OREANDA-NEWS. February 12, 2010. Gold suffered losses in the past week, erasing all gains from the very start of February in a heavy sell-off at the end of last week. The December downtrend remained intact with yet another failed attempt to breach it at the start of last week.

The dollar was still stronger and the whole precious complex suffered, while the EURUSD cross slipped to lows just above USD 1.36 and the dollar index hit resistance at 80.5. The single currency was still weaker, remaining under pressure after the ECB left interest rates unchanged at 1% and ECB President Jean-Claude Trichet highlighted fiscal and debt problems in some Eurozone member states.

At the same time, the official US January unemployment reading fell to 9.7% from 10% in the month before, countering expectations for a rise. So, little wonder then that sentiment over Eurozone remains downbeat especially against the backdrop of improving economic conditions in the US, even though a recovery is going to take some time. In contrast to persistent concerns over the debt burden in some Eurozone countries, the US currency is faring better.

Also, we are certainly some way away from full blown inflation in traditionally hawkish Europe and in this respect the Eurozone will be less of a concern than the US where the Fed is likely to make its move sooner than expected. In this respect, gold’s appeal as a hedge against inflation will be less apparent, once the US central bank decides to move and curb inflation expectations, being one of the first central banks among developed economies to start large scale monetary tightening. This in turn will keep the dollar underpinned and gold’s prospects as an investment vehicle will lose more shine.
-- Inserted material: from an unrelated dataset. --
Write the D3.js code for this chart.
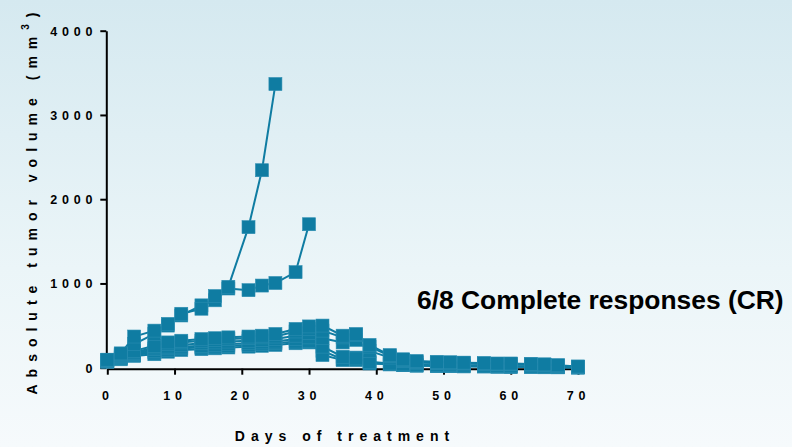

In the meantime, the bullion continues to trade against the US dollar, but despite a tremendous spike in volatility gold was still performing better relatively to the rest of the precious complex and especially silver after the gold to silver ratio neared 70 earlier this week. Yet, investors are still on the sidelines and seasonality has yet to kick in, signalled by improving physical demand from Asia. Importantly, the latest sell-off in gold went in line with losses in other commodities and equity markets, as risk averse sentiment had once more gripped the broader market. The bullion’s inverse correlation to the US dollar index had strengthened a little at the very start of February, nearing December highs around 74%.